Quick check: Compare hop_count and per-hop res_time_ns before/after; check win_edge_err_ns growth across hops; verify config bundle version consistency across switches.
Fix: Recompute multi-hop schedule offsets; update residence-time/correction terms; enforce bundle deployment rule: all nodes switch schedules atomically with rollback-ready staging.
Pass criteria: For each hop: win_edge_err_ns ≤ X; end-to-end max_e2e_us ≤ X; no schedule/bundle mismatch events over Y minutes.
Q7. Temperature change triggers window miss — oscillator drift or aggressive holdover strategy?
Likely cause: Time base drift increases offset_ppb until schedule edges misalign; holdover enter/exit introduces a step or higher wander.
Quick check: Log temperature temp_c vs offset_ns/drift_ppb; inspect holdover_evt and timebase_step_evt; count late_window_cnt.
Fix: Tighten clock quality or compensation; adjust holdover thresholds to avoid chattering; add guard margin to window edges if drift budget requires it.
Pass criteria: drift_ppb ≤ X across operating temperature; timebase_step_evt=0; late_window_cnt=0 over Y thermal cycles.
Q8. Measured latency is significantly higher than theory — store-and-forward path or buffer watermark throttling?
Likely cause: Forwarding mode or pipeline adds extra serialization/queuing; hidden buffering triggers high watermark, causing additional delay or shaping backpressure.
Quick check: Measure per-hop components: ingress_tsegress_ts; inspect store_fwd_active state; check per_queue_watermark and throttle_evt.
Fix: Align design assumptions with actual forwarding mode; increase buffer headroom or reduce burstiness via policing; ensure critical queues do not share with BE bursts.
Pass criteria: Per-hop latency decomposition matches budget within ±X%; throttle_evt=0 during bounded-load tests; max_e2e_us ≤ X.
Q9. Background traffic increases critical jitter — queue isolation missing or ingress policing absent?
Likely cause: Critical and BE flows share queue or share buffer headroom; bursts enter unpoliced and create microbursts that push critical frames off schedule.
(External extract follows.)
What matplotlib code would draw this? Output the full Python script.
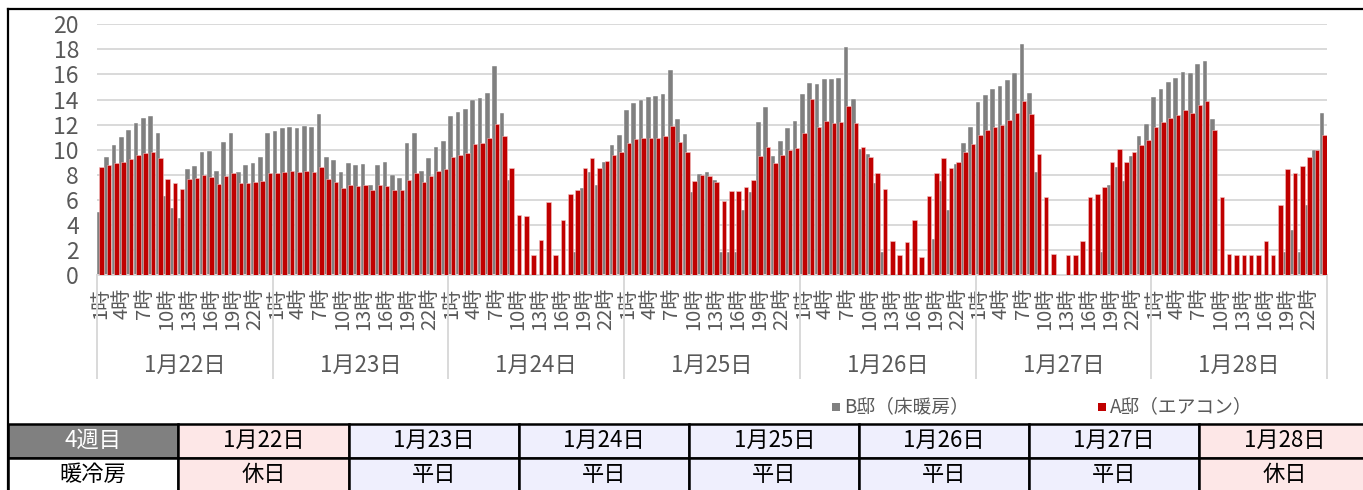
import numpy as np
import matplotlib.pyplot as plt
import matplotlib.transforms as mtransforms
from matplotlib.patches import Rectangle

plt.rcParams['font.family'] = ['Noto Sans CJK JP', 'DejaVu Sans']

days = ['1月22日', '1月23日', '1月24日', '1月25日', '1月26日', '1月27日', '1月28日']
day_types = ['休日', '平日', '平日', '平日', '平日', '平日', '休日']
hour_labels = ['1時', '4時', '7時', '10時', '13時', '16時', '19時', '22時']
series_names = ['B邸（床暖房）', 'A邸（エアコン）']
week_label = '4週目'
row_label = '暖冷房'

# B邸（床暖房） 1時〜24時
b_0122 = [5.0, 9.4, 10.4, 11.0, 11.6, 12.1, 12.5, 12.7, 11.3, 6.3, 5.35, 4.55,
          8.45, 8.7, 9.8, 9.9, 8.3, 10.65, 11.3, 8.2, 8.75, 8.95, 9.45, 11.35]
b_0123 = [11.5, 11.7, 11.8, 11.75, 11.9, 11.8, 12.85, 9.45, 9.2, 8.2, 8.9, 8.75,
          8.85, 7.2, 8.8, 9.0, 7.95, 7.75, 10.55, 11.3, 8.3, 9.3, 10.25, 10.7]
b_0124 = [12.7, 13.0, 13.25, 13.95, 14.1, 14.55, 16.7, 12.95, 7.6, 0, 0, 0,
          0, 0, 0, 0, 0, 1.8, 6.95, 8.2, 7.15, 9.0, 10.35, 11.2]
b_0125 = [13.15, 13.75, 13.95, 14.2, 14.3, 14.45, 16.35, 12.45, 11.25, 6.6, 8.05, 8.25,
          7.6, 1.8, 1.8, 1.8, 5.15, 6.6, 12.2, 13.4, 9.5, 10.7, 11.7, 12.3]
b_0126 = [14.45, 15.3, 15.2, 15.65, 15.6, 15.7, 18.2, 14.05, 10.05, 9.65, 7.35, 1.85,
          0, 0, 0, 0, 0, 0, 2.85, 7.5, 5.2, 8.85, 10.55, 11.8]
b_0127 = [13.8, 14.35, 14.8, 15.1, 15.55, 16.1, 18.4, 14.5, 8.2, 0, 0, 0,
          0, 0, 0, 0, 0, 1.85, 7.15, 8.65, 7.5, 9.5, 11.05, 12.05]
b_0128 = [14.2, 14.85, 15.4, 15.75, 16.2, 16.15, 16.8, 17.05, 12.45, 0, 0, 0,
          0, 0, 0, 0, 0, 0, 1.85, 3.6, 1.85, 5.55, 10.0, 12.9]

# A邸（エアコン） 1時〜24時
a_0122 = [8.65, 8.8, 8.95, 9.0, 9.25, 9.55, 9.7, 9.8, 9.3, 7.65, 7.3, 6.9,
          7.65, 7.75, 7.95, 7.8, 7.25, 7.9, 8.15, 7.3, 7.3, 7.4, 7.5, 8.1]
a_0123 = [8.1, 8.2, 8.3, 8.2, 8.3, 8.25, 8.65, 7.65, 7.45, 6.95, 7.2, 7.1,
          7.2, 6.75, 7.15, 7.1, 6.8, 6.8, 7.6, 8.15, 7.45, 7.9, 8.3, 8.45]
a_0124 = [9.4, 9.55, 9.75, 10.45, 10.55, 10.95, 12.05, 11.05, 8.55, 4.8, 4.7, 1.6,
          2.8, 5.8, 1.6, 4.35, 6.45, 6.8, 8.5, 9.3, 8.5, 9.1, 9.55, 9.8]
a_0125 = [10.55, 10.85, 10.9, 10.95, 10.95, 11.05, 11.9, 10.65, 9.85, 7.5, 7.95, 7.9,
          7.45, 5.9, 6.7, 6.7, 7.05, 7.55, 9.5, 10.2, 8.95, 9.55, 9.95, 10.15]
a_0126 = [11.3, 14.05, 11.8, 12.3, 12.15, 12.2, 13.5, 12.15, 10.2, 9.4, 8.15, 6.9,
          2.7, 1.6, 2.6, 4.4, 1.45, 6.3, 8.15, 9.3, 8.55, 9.0, 9.8, 10.45]
a_0127 = [11.15, 11.55, 11.8, 11.95, 12.35, 12.95, 13.9, 12.85, 9.65, 6.2, 1.7, 0,
          1.6, 1.6, 2.7, 6.2, 6.5, 7.0, 9.0, 10.05, 9.05, 9.85, 10.35, 10.75]
a_0128 = [11.8, 12.2, 12.55, 12.75, 13.15, 12.95, 13.55, 13.9, 11.55, 6.2, 1.7, 1.6,
          1.6, 1.6, 1.6, 2.7, 1.6, 5.6, 8.45, 8.15, 8.7, 9.4, 9.95, 11.15]

b_vals = b_0122 + b_0123 + b_0124 + b_0125 + b_0126 + b_0127 + b_0128
a_vals = a_0122 + a_0123 + a_0124 + a_0125 + a_0126 + a_0127 + a_0128

W, H = 1363, 490
gray = '#808080'
red = '#C00000'
txt = '#595959'
pink = '#FDE7E7'
lavender = '#EFEFFD'

fig = plt.figure(figsize=(W / 100, H / 100), dpi=100)

# frame + table layer in pixel coordinates
tax = fig.add_axes([0, 0, 1, 1])
tax.set_xlim(0, W)
tax.set_ylim(H, 0)
tax.axis('off')

ax = fig.add_axes([97 / W, 1 - 275 / H, (1327 - 97) / W, (275 - 24.3) / H])
ax.set_facecolor('none')

x = np.arange(len(b_vals))
ax.bar(x - 0.18, b_vals, width=0.64, color=gray, edgecolor='white', linewidth=0.3, zorder=2)
ax.bar(x + 0.14, a_vals, width=0.62, color=red, edgecolor='#F2C4C4', linewidth=0.4, zorder=3)

ax.set_xlim(-0.5, len(b_vals) - 0.5)
ax.set_ylim(0, 20)
ax.set_yticks(np.arange(0, 21, 2))
ax.yaxis.grid(True, color='#D9D9D9', linewidth=1.4)
ax.set_axisbelow(True)
for s in ['top', 'right', 'left']:
    ax.spines[s].set_visible(False)
ax.spines['bottom'].set_color('#D9D9D9')
ax.spines['bottom'].set_linewidth(1.4)

tick_pos = []
tick_txt = []
for d in range(len(days)):
    for lab in hour_labels:
        h = int(lab[:-1])
        tick_pos.append(d * 24 + h - 1)
        tick_txt.append(lab)
ax.set_xticks(tick_pos)
ax.set_xticklabels(tick_txt, rotation=90, fontsize=14.5, color=txt)
ax.tick_params(axis='x', length=0, pad=9)
ax.tick_params(axis='y', length=0, pad=13, labelsize=16.5, labelcolor=txt)

trans = mtransforms.blended_transform_factory(ax.transData, ax.transAxes)
for d in range(len(days) + 1):
    ax.plot([d * 24 - 0.5, d * 24 - 0.5], [0, -0.411], transform=trans,
            color='#D9D9D9', linewidth=1.4, clip_on=False)
for d, name in enumerate(days):
    ax.text(d * 24 + 11.5, -0.359, name, transform=trans, ha='center', va='center',
            fontsize=16, color=txt)

# legend
for sx, name, col in [(832, series_names[0], gray), (1098, series_names[1], red)]:
    tax.add_patch(Rectangle((sx, 403), 8, 8, facecolor=col, edgecolor='none'))
    tax.text(sx + 12, 407, name, ha='left', va='center', fontsize=13.5, color=txt)

# outer frame
tax.plot([8, W], [9, 9], color='black', linewidth=1.6)
tax.plot([8, 8], [9, H], color='black', linewidth=1.6)

# table
col_edges = [8, 178.3, 348.6, 519, 689.3, 859.3, 1029, 1199.3, 1369.6]
row_edges = [423.5, 457.5, 491.5]
for r in range(2):
    y0 = row_edges[r]
    hgt = row_edges[r + 1] - y0
    for c in range(len(col_edges) - 1):
        x0 = col_edges[c]
        wid = col_edges[c + 1] - x0
        if c == 0:
            fc = gray if r == 0 else 'white'
            label = week_label if r == 0 else row_label
            tc = 'white' if r == 0 else 'black'
        else:
            fc = pink if day_types[c - 1] == '休日' else lavender
            label = days[c - 1] if r == 0 else day_types[c - 1]
            tc = 'black'
        tax.add_patch(Rectangle((x0, y0), wid, hgt, facecolor=fc, edgecolor='black',
                                linewidth=1.8))
        tax.text(x0 + wid / 2, y0 + hgt / 2, label, ha='center', va='center',
                 fontsize=16, color=tc)

fig.savefig('out.png', dpi=100)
Quick check: Compare critical jitter with/without BE load; read prio_to_queue_map, per_queue_watermark, policer_drop_cnt; validate that critical queue has dedicated gate/shaper.
Fix: Enforce dedicated queue for critical class; add ingress policing for BE sources; apply shaping to reduce burst; use gate windows if strict jitter bound is required.
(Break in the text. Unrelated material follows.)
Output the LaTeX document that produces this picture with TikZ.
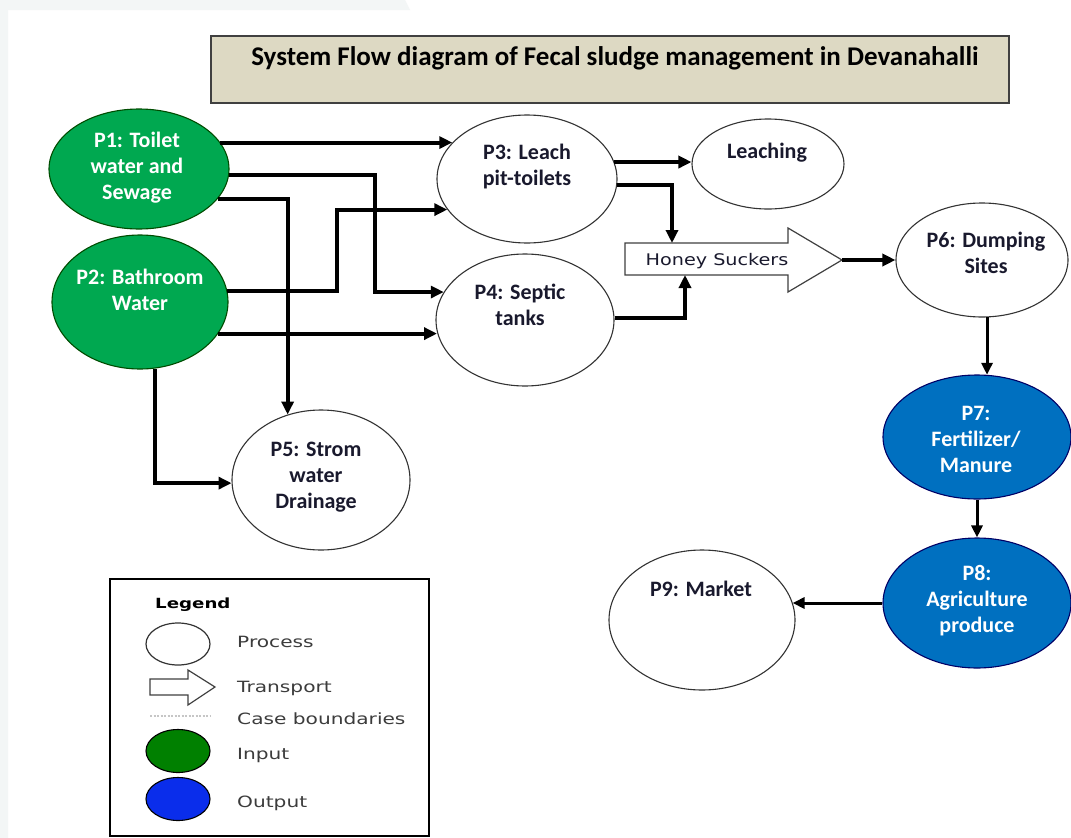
\documentclass[tikz,border=0pt]{standalone}
\usepackage{fontspec}
\setmainfont{Carlito}
\newfontfamily\legendfont[FakeStretch=1.3]{DejaVu Sans}
\newfontfamily\hsfont[FakeStretch=1.2]{DejaVu Sans}
\usetikzlibrary{shapes.geometric,arrows.meta}

\definecolor{inputgreen}{RGB}{0,168,80}
\definecolor{outputblue}{RGB}{0,112,192}
\definecolor{titletan}{RGB}{221,217,195}
\definecolor{lgreen}{RGB}{0,128,0}
\definecolor{lblue}{RGB}{10,45,235}
\definecolor{ink}{RGB}{25,25,45}
\definecolor{legendink}{RGB}{60,60,60}
\definecolor{edgegrey}{RGB}{243,246,246}

\begin{document}
\begin{tikzpicture}[x=1pt,y=-1pt,
  proc/.style={ellipse, draw=black!80, line width=1.1pt, fill=white, inner sep=0pt},
  innode/.style={proc, fill=inputgreen, draw=black!70!green},
  outnode/.style={proc, fill=outputblue, draw=black!60!blue},
  ptext/.style={align=center, text=ink, font=\bfseries\fontsize{22}{26}\selectfont, inner sep=0pt},
  wtext/.style={ptext, text=white},
  flow/.style={line width=4pt, -{Triangle[length=13pt,width=12pt]}},
  flowthin/.style={line width=3pt, -{Triangle[length=12pt,width=11pt]}},
  legtext/.style={anchor=west, text=legendink, font=\legendfont\fontsize{15.5}{18}\selectfont, inner sep=0pt},
  transport/.style={draw=black!75, line width=1.2pt, fill=white},
]
\useasboundingbox (0,0) rectangle (1071,838);
\fill[white] (0,0) rectangle (1071,838);
\fill[edgegrey] (0,0) -- (405,0) -- (410,10) -- (8,10) -- (8,838) -- (0,838) -- cycle;

% title
\node[draw=black!75, line width=1.5pt, fill=titletan, minimum width=798pt, minimum height=67pt,
      inner sep=0pt, anchor=north west] (titlebox) at (210,35) {};
\node[font=\bfseries\fontsize{27}{30}\selectfont, inner sep=0pt] (title) at (615,58)
  {System Flow diagram of Fecal sludge management in Devanahalli};

% processes
\node[innode, minimum width=180pt, minimum height=120pt] (p1) at (139,169) {};
\node[innode, minimum width=176pt, minimum height=134pt] (p2) at (140,302) {};
\node[proc, minimum width=180pt, minimum height=128pt] (p3) at (527,179) {};
\node[proc, minimum width=152pt, minimum height=90pt] (leach) at (768,164) {};
\node[proc, minimum width=178pt, minimum height=132pt] (p4) at (525,320) {};
\node[proc, minimum width=178pt, minimum height=140pt] (p5) at (321,480) {};
\node[proc, minimum width=172pt, minimum height=114pt] (p6) at (982,260) {};
\node[outnode, minimum width=188pt, minimum height=124pt] (p7) at (977,437) {};
\node[outnode, minimum width=188pt, minimum height=130pt] (p8) at (977,603) {};
\node[proc, minimum width=186pt, minimum height=140pt] (p9) at (702,620) {};

\node[wtext] (p1t) at (137,168) {P1: Toilet\\water and\\Sewage};
\node[wtext] (p2t) at (140,290) {P2: Bathroom\\Water};
\node[ptext] (p3t) at (527,167) {P3: Leach\\pit-toilets};
\node[ptext] (leacht) at (767,153) {Leaching};
\node[ptext] (p4t) at (520,305) {P4: Septic\\tanks};
\node[ptext] (p5t) at (316,477) {P5: Strom\\water\\Drainage};
\node[ptext] (p6t) at (986,253) {P6: Dumping\\Sites};
\node[wtext] (p7t) at (976,439) {P7:\\Fertilizer/\\Manure};
\node[wtext] (p8t) at (977,601) {P8:\\Agriculture\\produce};
\node[ptext] (p9t) at (701,589) {P9: Market};

% transport arrow
\coordinate (hsa) at (625,243);
\coordinate (hsb) at (788,243);
\coordinate (hsc) at (788,228);
\coordinate (hstip) at (842,260);
\coordinate (hsd) at (788,292);
\coordinate (hse) at (788,275);
\coordinate (hsf) at (625,275);
\draw[transport] (hsa) -- (hsb) -- (hsc) -- (hstip) -- (hsd) -- (hse) -- (hsf) -- cycle;
\node[font=\hsfont\fontsize{16}{19}\selectfont, text=ink, inner sep=0pt] (hs) at (717,261) {Honey Suckers};
\coordinate (hsin1) at (672,243);
\coordinate (hsin2) at (685,275);

% bend columns
\coordinate (k2) at (375,0);
\coordinate (k4) at (337,0);

% flows
\draw[flow] (p1.18) -- (p1.18 -| p3.154);
\draw[flow] (p1.-4) -- (p1.-4 -| k2) |- (p4.161);
\draw[flow] (p1.-21) -| (p5.117);
\draw[flow] (p2.7) -- (p2.7 -| k4) |- (p3.-159);
\draw[flow] (p2.-22) -- (p2.-22 -| p4.-172);
\draw[flow] (p2.-77) |- (p5.-178);
\draw[flow] (p3.11) -- (p3.11 -| leach.179);
\draw[flow] (p3.-4) -| (hsin1);
\draw[flow] (p4.1) -| (hsin2);
\draw[flow] (hstip) -- (p6.west);
\draw[flowthin] (p6.-85) -- (p6.-85 |- p7.81);
\draw[flowthin] (p7.south) -- (p8.north);
\draw[flowthin] (p8.west) -- (p8.west -| p9.11);

% legend
\node[draw=black, line width=1.6pt, minimum width=319pt, minimum height=257pt,
      anchor=north west, inner sep=0pt] (legendbox) at (109,578) {};
\node[anchor=west, font=\legendfont\bfseries\fontsize{14}{17}\selectfont, inner sep=0pt] (legendtitle) at (155,605) {Legend};
\node[proc, line width=1.2pt, minimum width=64pt, minimum height=42pt] (lgproc) at (178,644) {};
\node[legtext] (lgproct) at (237,642) {Process};
\draw[transport] (150,679) -- (188,679) -- (188,670) -- (215,687) -- (188,705) -- (188,695) -- (150,695) -- cycle;
\node[legtext] (lgtrant) at (237,688) {Transport};
\draw[gray!45, line width=1.2pt, dash pattern=on 2pt off 1.5pt] (150,716) -- (210,716);
\node[legtext] (lgcaset) at (237,719) {Case boundaries};
\node[proc, fill=lgreen, draw=black, minimum width=64pt, minimum height=43pt] (lgin) at (178,751) {};
\node[legtext] (lgint) at (237,755) {Input};
\node[proc, fill=lblue, draw=black, minimum width=64pt, minimum height=43pt] (lgout) at (178,799) {};
\node[legtext] (lgoutt) at (237,803) {Output};
\end{tikzpicture}
\end{document}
Pass criteria: Critical jitter_us ≤ X under worst-case BE load; critical queue watermark stays below X%; critical drops ≤ X ppm.
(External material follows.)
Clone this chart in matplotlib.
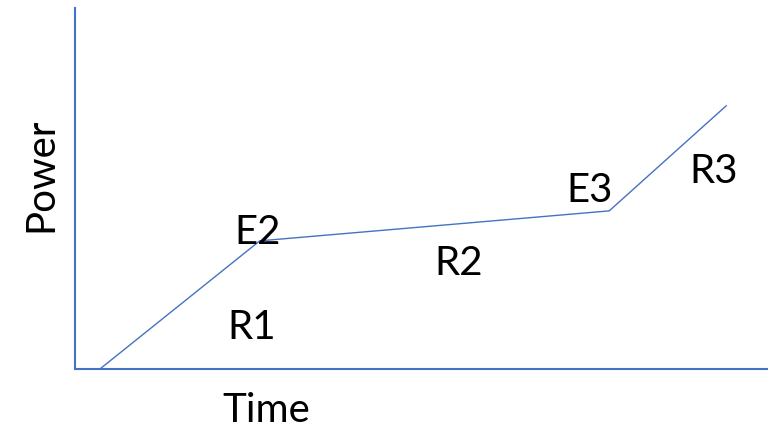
import matplotlib
matplotlib.use("Agg")
import matplotlib.pyplot as plt

time = [3.6, 26.7, 77.2, 94.1]
power = [0.0, 35.5, 43.8, 72.9]

labels = ["E2", "R1", "R2", "E3", "R3"]
label_x = [26.4, 25.6, 55.4, 74.3, 92.3]
label_y = [38.2, 11.9, 29.6, 49.6, 55.1]

blue = "#4472C4"
plt.rcParams['font.family'] = ['Lato', 'DejaVu Sans']

fig = plt.figure(figsize=(7.68, 4.31), dpi=100)
ax = fig.add_axes([75/768, (431-370)/431, (767-75)/768, (370-9)/431])
ax.plot(time, power, color=blue, lw=1.0)
ax.set_xlim(0, 100)
ax.set_ylim(0, 100)
for s in ["top", "right"]:
    ax.spines[s].set_visible(False)
for s in ["left", "bottom"]:
    ax.spines[s].set_color(blue)
    ax.spines[s].set_linewidth(1.5)
ax.set_xticks([])
ax.set_yticks([])
ax.patch.set_alpha(0)

for t, x, y in zip(labels, label_x, label_y):
    ax.text(x, y, t, fontsize=29, ha="center", va="center", color="black")

ax.text(27.6, -11.1, "Time", fontsize=29, ha="center", va="center", clip_on=False)
ax.text(-5.0, 54.0, "Power", fontsize=29, ha="center", va="center", rotation=90, clip_on=False)

fig.savefig("out.png", dpi=100)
Q10. After configuration update, the network sporadically flaps — bundle inconsistency/rollback gap or time-base relock?
Likely cause: Partial deployment causes mismatched schedules/mappings; lack of atomic commit introduces transient invalid states; time base relock triggers schedule misalignment.
Quick check: Compare config_bundle_ver across nodes; inspect atomic_swap_evt, rollback_evt, timebase_unlock_evt; correlate with link_flap_evt.
Fix: Enforce staged rollout with pre-check and post-check; require shadow tables + atomic swap; block schedule activation if time base is not locked; rehearse rollback for each bundle version.
Pass criteria: config_bundle_ver identical on all nodes; link_flap_evt ≤ X per Y hours; timebase_unlock_evt=0 during swap window.
Q11. Mirroring/capture shows frame order “scrambled” — true multi-queue reordering or preemption visualization artifact?
Likely cause: Observation point merges queues and timestamps differently than the forwarding path; preemption fragments distort capture order; true reordering can occur if multiple egress queues drain without a strict ordering policy.
Quick check: Capture at multiple points (ingress vs egress); compare sequence fields seq_id; inspect mirror_port_util, preempt_frag_cnt, and per-queue drain counters.
Fix: Use consistent capture tap points; annotate captures with ingress/egress timestamps; if true reordering is confirmed, enforce per-flow queue mapping and deterministic scheduling for that flow class.
Pass criteria: For critical flows: observed seq_id monotonic at egress; mirror overhead mirror_port_util ≤ X%; no unexplained reorder events over Y minutes.
Q12. Admission passes, yet congestion still happens — which resource dimension is missing (slot/queue/buffer)?
Likely cause: Admission model accounts bandwidth but ignores at least one of: slot occupancy, queue contention, buffer headroom, burst size, or hop-by-hop residence time.
Quick check: Recompute per-flow resource terms: slot_us, frames_per_cycle, burst_bytes, buffer_bytes, hop_res_time_ns; compare predicted vs observed watermark and gate misses.
Fix: Extend worksheet to include slot + queue + buffer constraints; enforce per-class dedicated queues; add policing for burst-limited terms; reject streams that violate any single dimension.
Pass criteria: For each admitted stream: predicted vs measured queue occupancy error ≤ X%; gate_miss_cnt=0; congestion indicators (drops/watermarks) remain within X ppm under validation load.